次に歯ぎしりの種類をご紹介します。歯ぎしりというと、歯を擦り合わせるようにギリギリという擬音が当てはまるイメージをされる方が多いかもしれませんが、歯ぎしりにも色々な種類があります。
1.歯ぎしり型(グライディングタイプ)
上下の歯を左右に擦り合わせるので「ギリギリ」という音がなる特徴があり、就寝中など無意識で動かしている人がほとんどで、早く大きく動かしている人が多いタイプです。歯が摩耗しやすく、噛み合っている面がすり減ったり、つけ根が折れたり、知覚過敏になりやすいなどのデメリットがあります。
2.噛みしめ型(クレンチングタイプ)
上下の歯を強く噛みしめるので、ほとんど音は鳴らず、仕事やスポーツの時などの日常生活で、歯をくいしばる状態が習慣化している人も意外と多くいらっしゃいます。歯を食いしばっている時は、顎に大きな負担がかかります。噛む力は、自分の体重ほどの圧力がかかっている人もいらっしゃいます。また、就寝中に無意識に噛みしめている人もいて、起床時にあくびをすると、こわばりを感じることがあります。音がしないので他人には気付かれにくい歯ぎしりですが、歯が欠けたり割れたり、歯の痛みを引き起こしたり、口の周囲がこわばるなどのデメリットがあるそうです。
3.タッピングタイプ
下顎を上下に動かして上下の歯をぶつけ合うので「カチカチ」といった音が鳴る特徴があり、歯をぶつけ合う強弱は個人差があります。グラインディングやクレンチングよりも割合は少なく、歯や顎にあまり力が加わらないため、それほど大きなデメリットはありません。

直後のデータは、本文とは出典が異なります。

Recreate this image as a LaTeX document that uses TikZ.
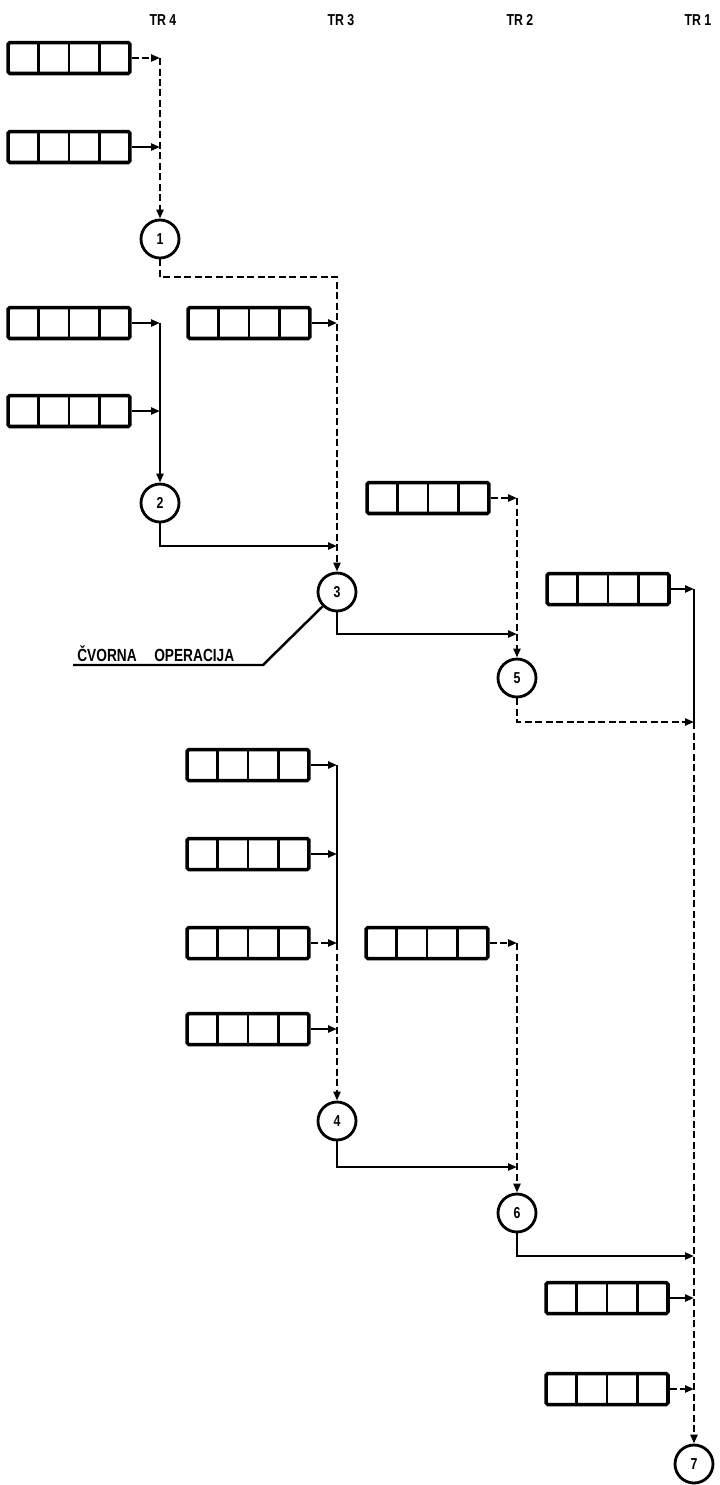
\documentclass[tikz,border=0pt]{standalone}
\usepackage{fontspec}
\setmainfont{Liberation Sans}
\newfontfamily\narrowfont[FakeStretch=0.78]{Liberation Sans}
\usetikzlibrary{arrows.meta}
\tikzset{
  record/.style = {
    rectangle,
    draw=black,
    line width=2pt,
    rounded corners=1pt,
    minimum width=2.44cm,
    minimum height=0.62cm,
    inner sep=0pt,
    path picture={
      \foreach \k in {-1,0,1}
        \draw[line width=1.3pt] ([xshift=\k*0.61cm]path picture bounding box.north)
          -- ([xshift=\k*0.61cm]path picture bounding box.south);
    }
  },
  op/.style = {
    circle,
    draw=black,
    line width=1.6pt,
    minimum size=0.76cm,
    inner sep=0pt,
    font=\narrowfont\bfseries\small
  },
  header/.style = {
    font=\narrowfont\bfseries\small
  },
  note/.style = {
    font=\narrowfont\bfseries,
    inner xsep=0.08cm,
    inner ysep=0.06cm
  },
  link/.style = {
    line width=1.4pt
  },
  link_dashed/.style = {
    line width=1.4pt,
    dash pattern=on 1.4mm off 0.7mm
  },
  flow/.style = {
    line width=1.4pt,
    -{Triangle[length=1.8mm,width=1.4mm]}
  },
  flow_dashed/.style = {
    line width=1.4pt,
    dash pattern=on 1.4mm off 0.7mm,
    -{Triangle[length=1.8mm,width=1.4mm]}
  }
}

\begin{document}
\begin{tikzpicture}[x=0.02cm, y=-0.02cm]
\useasboundingbox (0,0) rectangle (720,1485);

% Kolone
\node[header] (tr4) at (163,20) {TR 4};
\node[header] (tr3) at (341,20) {TR 3};
\node[header] (tr2) at (520,20) {TR 2};
\node[header] (tr1) at (698,20) {TR 1};

% Operacije
\node[op] (op1) at (160,239) {1};
\node[op] (op2) at (160,503) {2};
\node[op] (op3) at (337,592) {3};
\node[op] (op4) at (337,1121) {4};
\node[op] (op5) at (517,678) {5};
\node[op] (op6) at (517,1213) {6};
\node[op] (op7) at (694,1464) {7};

% Ulazi TR4
\node[record] (q1) at (69,58) {};
\node[record] (q2) at (69,147) {};
\node[record] (q3) at (69,323) {};
\node[record] (q4) at (69,411) {};

% Ulazi TR3
\node[record] (q5) at (249,323) {};
\node[record] (q8) at (248,765) {};
\node[record] (q9) at (248,854) {};
\node[record] (q10) at (248,943) {};
\node[record] (q11) at (248,1029) {};

% Ulazi TR2
\node[record] (q6) at (428,498) {};
\node[record] (q12) at (427,943) {};

% Ulazi TR1
\node[record] (q7) at (608,589) {};
\node[record] (q13) at (607,1298) {};
\node[record] (q14) at (607,1389) {};

% Tocke spajanja
\coordinate (t1) at (q1 -| op1);
\coordinate (t2) at (q2 -| op1);
\coordinate (t3) at (q3 -| op2);
\coordinate (t4) at (q4 -| op2);
\coordinate (t5) at (q5 -| op3);
\coordinate (k1) at (160,277);
\coordinate (k3) at (k1 -| op3);
\coordinate (u2) at (337,546);
\coordinate (u3) at (517,634);
\coordinate (t6) at (q6 -| op5);
\coordinate (t7) at (q7 -| op7);
\coordinate (u5) at (694,722);
\coordinate (w8) at (q8 -| op4);
\coordinate (w9) at (q9 -| op4);
\coordinate (w10) at (q10 -| op4);
\coordinate (w11) at (q11 -| op4);
\coordinate (w12) at (q12 -| op6);
\coordinate (u4) at (517,1167);
\coordinate (u6) at (694,1256);
\coordinate (w13) at (q13 -| op7);
\coordinate (w14) at (q14 -| op7);
\coordinate (kn) at (263,665);

% Napomena
\node[note, anchor=south west] (note) at (73,665) {ČVORNA\quad OPERACIJA};

% Veze TR4
\draw[flow_dashed] (q1) -- (t1);
\draw[flow] (q2) -- (t2);
\draw[flow_dashed] (t1) -- (op1);
\draw[flow] (q3) -- (t3);
\draw[flow] (q4) -- (t4);
\draw[link] (t3) -- (t4);
\draw[flow] (t4) -- (op2);

% Veze TR3
\draw[flow_dashed] (op1) -- (k1) -- (k3) -- (op3);
\draw[flow] (q5) -- (t5);
\draw[flow] (op2) |- (u2);
\draw[link] (op3.225) -- (kn) -- (note.south west);
\draw[flow] (q8) -- (w8);
\draw[flow] (q9) -- (w9);
\draw[flow_dashed] (q10) -- (w10);
\draw[flow] (q11) -- (w11);
\draw[link] (w8) -- (w10);
\draw[flow_dashed] (w10) -- (op4);

% Veze TR2
\draw[flow] (op3) |- (u3);
\draw[flow_dashed] (q6) -- (t6);
\draw[flow_dashed] (t6) -- (op5);
\draw[flow_dashed] (q12) -- (w12);
\draw[flow_dashed] (w12) -- (op6);
\draw[flow] (op4) |- (u4);

% Veze TR1
\draw[flow] (q7) -- (t7);
\draw[link] (t7) -- (u5);
\draw[flow_dashed] (op5) |- (u5);
\draw[flow_dashed] (u5) -- (op7);
\draw[flow] (op6) |- (u6);
\draw[flow] (q13) -- (w13);
\draw[flow_dashed] (q14) -- (w14);

\end{tikzpicture}
\end{document}
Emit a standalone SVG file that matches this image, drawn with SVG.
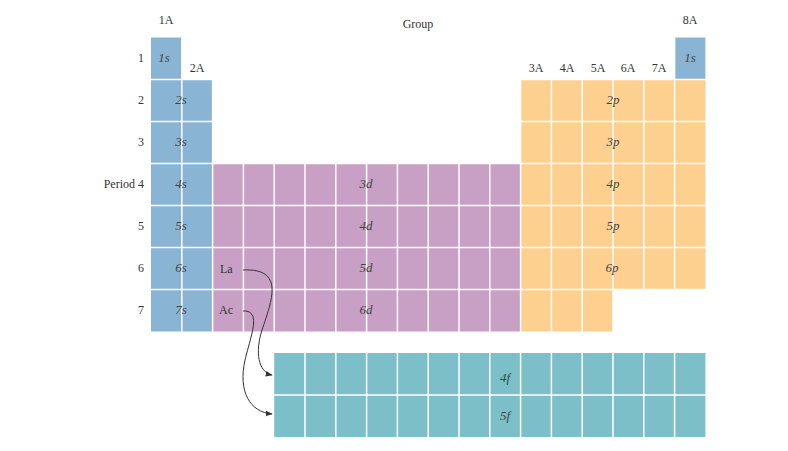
<svg xmlns="http://www.w3.org/2000/svg" width="788" height="451" viewBox="0 0 788 451">
<defs>
<style>
.t{font-family:"Liberation Serif",serif;font-size:12px;fill:#333}
.i{font-family:"Liberation Serif",serif;font-size:13px;font-style:italic;fill:#444;text-anchor:middle}
.g{stroke:#fff;stroke-width:1.5;fill:none}
.a{stroke:#333;stroke-width:1;fill:none;marker-end:url(#ar)}
</style>
<marker id="ar" viewBox="0 0 10 10" refX="9" refY="5" markerWidth="7" markerHeight="7" orient="auto"><path d="M0,1 L10,5 L0,9 z" fill="#333"/></marker>
</defs>
<rect width="788" height="451" fill="#fff"/>
<g id="s-block" fill="#8ab4d4">
<rect x="151" y="37.5" width="30.8" height="294"/>
<rect x="181.8" y="79.5" width="30.8" height="252"/>
<rect x="674.6" y="37.5" width="30.8" height="42"/>
</g>
<g id="d-block"><rect x="212.6" y="163.5" width="308" height="168" fill="#c8a0c6"/></g>
<g id="p-block" fill="#fed08f">
<rect x="520.6" y="79.5" width="184.8" height="210"/>
<rect x="520.6" y="289.5" width="92.4" height="42"/>
</g>
<g id="f-block"><rect x="274.2" y="353" width="431.2" height="84" fill="#7cbfc8"/></g>
<path class="g" d="M151,79.5H706M151,121.5H706M151,163.5H706M151,205.5H706M151,247.5H706M151,289.5H706
M181.8,37.5V332M212.6,37.5V332M243.4,37.5V332M274.2,37.5V332M305,37.5V332M335.8,37.5V332M366.6,37.5V332M397.4,37.5V332M428.2,37.5V332M459,37.5V332M489.8,37.5V332M520.6,37.5V332M551.4,37.5V332M582.2,37.5V332M613,37.5V332M643.8,37.5V332M674.6,37.5V332
M274,395H706M305,353V437M335.8,353V437M366.6,353V437M397.4,353V437M428.2,353V437M459,353V437M489.8,353V437M520.6,353V437M551.4,353V437M582.2,353V437M613,353V437M643.8,353V437M674.6,353V437"/>
<g id="labels">
<text class="t" x="166" y="24" text-anchor="middle">1A</text>
<text class="t" x="418" y="28" text-anchor="middle">Group</text>
<text class="t" x="690" y="24" text-anchor="middle">8A</text>
<text class="t" x="197" y="72" text-anchor="middle">2A</text>
<text class="t" x="536" y="72" text-anchor="middle">3A</text>
<text class="t" x="567" y="72" text-anchor="middle">4A</text>
<text class="t" x="598" y="72" text-anchor="middle">5A</text>
<text class="t" x="628" y="72" text-anchor="middle">6A</text>
<text class="t" x="659" y="72" text-anchor="middle">7A</text>
<text class="t" x="144" y="62" text-anchor="end">1</text>
<text class="t" x="144" y="104" text-anchor="end">2</text>
<text class="t" x="144" y="146" text-anchor="end">3</text>
<text class="t" x="144" y="188" text-anchor="end">Period  4</text>
<text class="t" x="144" y="230" text-anchor="end">5</text>
<text class="t" x="144" y="272" text-anchor="end">6</text>
<text class="t" x="144" y="314" text-anchor="end">7</text>
<text class="i" x="164" y="62">1s</text>
<text class="i" x="690" y="62">1s</text>
<text class="i" x="181" y="104">2s</text>
<text class="i" x="181" y="146">3s</text>
<text class="i" x="181" y="188">4s</text>
<text class="i" x="181" y="230">5s</text>
<text class="i" x="181" y="272">6s</text>
<text class="i" x="181" y="314">7s</text>
<text class="i" x="613" y="104">2p</text>
<text class="i" x="613" y="146">3p</text>
<text class="i" x="613" y="188">4p</text>
<text class="i" x="613" y="230">5p</text>
<text class="i" x="612" y="272">6p</text>
<text class="i" x="366" y="188">3d</text>
<text class="i" x="366" y="230">4d</text>
<text class="i" x="366" y="272">5d</text>
<text class="i" x="366" y="314">6d</text>
<text class="i" x="505" y="382">4f</text>
<text class="i" x="505" y="420">5f</text>
<text class="t" x="220" y="273">La</text>
<text class="t" x="219" y="314">Ac</text>
</g>
<g id="connectors">
<path class="a" d="M243,270 C285,268 272,300 262,330 C255,352 258,372 272,375"/>
<path class="a" d="M243,311 C262,310 251,335 245,360 C238,392 250,412 272,414"/>
</g>
</svg>
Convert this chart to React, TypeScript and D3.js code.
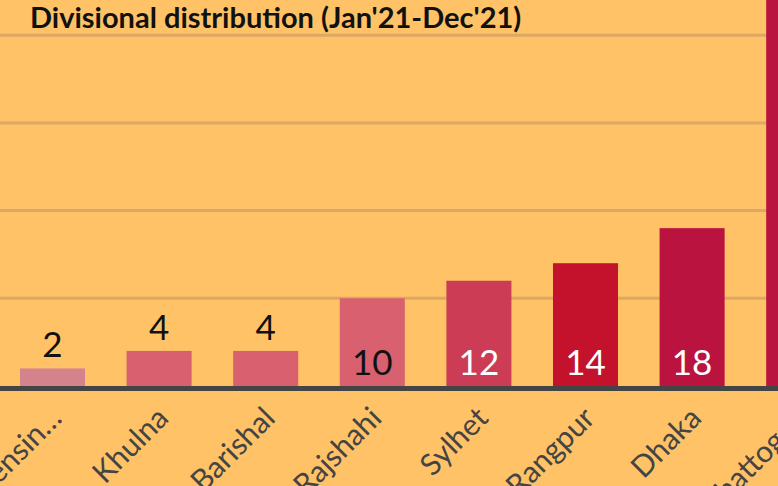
import React from "react";
import * as d3 from "d3";

const categories = ["Mymensingh", "Khulna", "Barishal", "Rajshahi", "Sylhet", "Rangpur", "Dhaka", "Chattogram"];
const values = [2, 4, 4, 10, 12, 14, 18, 56];
const barColors = ["#d4828c", "#d8606f", "#d8606f", "#d8606f", "#cc3d55", "#c4122c", "#bb133f", "#bb133f"];
const gridTicks = [10, 20, 30, 40];
const title = "Divisional distribution (Jan'21-Dec'21)";

const W = 778;
const H = 486;
const FONT = "Lato, 'Open Sans', sans-serif";

function truncate(s: string, n: number) {
  return s.length > n ? s.slice(0, n - 1) + "\u2026" : s;
}

export default function App() {
  const x = d3.scaleBand<string>().domain(categories).range([-0.8, 852]).paddingInner(0.39).paddingOuter(0.195);
  const y = d3.scaleLinear().domain([0, 40]).range([386, 35.2]);
  const base = y(0);
  return (
    <svg width={W} height={H} style={{ position: "absolute", left: 0, top: 0, display: "block", overflow: "hidden" }}>
      <rect x={0} y={0} width={W} height={H} fill="#ffc266" />
      {gridTicks.map((t) => (
        <line key={t} x1={0} x2={W} y1={y(t)} y2={y(t)} stroke="#dba866" strokeWidth={3} />
      ))}
      {categories.map((c, i) => {
        const bx = x(c)!;
        const bw = x.bandwidth();
        const v = values[i];
        const top = y(v);
        const inside = v >= 10;
        const cx = bx + bw / 2;
        return (
          <g key={c}>
            <rect x={bx} y={top} width={bw} height={base - top} fill={barColors[i]} />
            {v < 40 && (
              <text
                x={cx}
                y={inside ? base - 11 : top - 11}
                textAnchor="middle"
                fontFamily={FONT}
                fontWeight={400}
                fontSize={35}
                fill={inside && v > 10 ? "#ffffff" : "#111111"}
              >
                {v}
              </text>
            )}
            <text
              transform={`translate(${cx + 11},${420}) rotate(-45)`}
              textAnchor="end"
              fontFamily={FONT}
              fontSize={30}
              fill="#444444"
            >
              {truncate(c, 9)}
            </text>
          </g>
        );
      })}
      <line x1={0} x2={W} y1={base + 2.5} y2={base + 2.5} stroke="#444444" strokeWidth={5} />
      <text x={30} y={28} fontFamily={FONT} fontWeight={700} fontSize={29} fill="#111111">
        {title}
      </text>
    </svg>
  );
}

上記3タイプの歯ぎしりは、1つだけの方もいれば、複数行ってしまっている方もいらっしゃいます。歯ぎしりは、歯や全身の健康に悪影響を及ぼしますので、放置せずに改善が必要です。
また、歯ぎしりは歯を失う原因のNo.1である歯周病にも悪影響を及ぼします。歯周病はあくまでも細菌が原因で、歯ぎしりが原因になることはありません。しかし、強い力が歯にかかり続けることで歯の根やその周囲の骨組織に負担がかかり歯の動揺が増したり、特定の箇所の顎の骨が減ってしまったりすることがあります。そのため、歯ぎしりも歯周病の症状を悪化させる原因の一つと言えます。なので、歯ぎしりを自覚している方、またはご家族などから指摘されている方で既に歯周病を患っている方は歯周病の治療とともに歯ぎしりへの対応もお薦めいたします。
そんな歯ぎしりの対策アイテムがマウスピース(通称ナイトガード)です。ナイトガードは自身の過剰な噛む力から歯や顎の骨を守るためのものです。就寝中に装着することで一部の歯に過剰に掛かっている圧力を全ての歯に分散させます。

また、起きている時の無意識の歯ぎしり(食いしばり)予防には認知行動療法が推奨されています。認知行動療法は次のような3段階で行います。
第1段階は行動変容の動機付け。「歯ぎしりは歯周病を悪化させる」ことを徹底して意識しましょう。
第2段階は行動変容の実施です。「上下の歯をくっつけない」、「顎の力を抜く」などのメモを貼って、メモを見た時にはこれを実施します。
第3段階は行動変容の強化です。最終的には上下の歯が接触すると無意識に歯が離せるようになることを目指しましょう。
奥歯の食いしばりを簡単に開放する方法として上の前歯の裏側に舌先をそっと当ててみてください。自然と上下の奥歯が離れます。
寝ている時の歯ぎしり対策にはナイトガード、起きている時の歯ぎしり対策には認知行動療法が効果的になりますので、歯ぎしりを自覚されている方、指摘された方は歯科受診をしてそれぞれ試してみてください。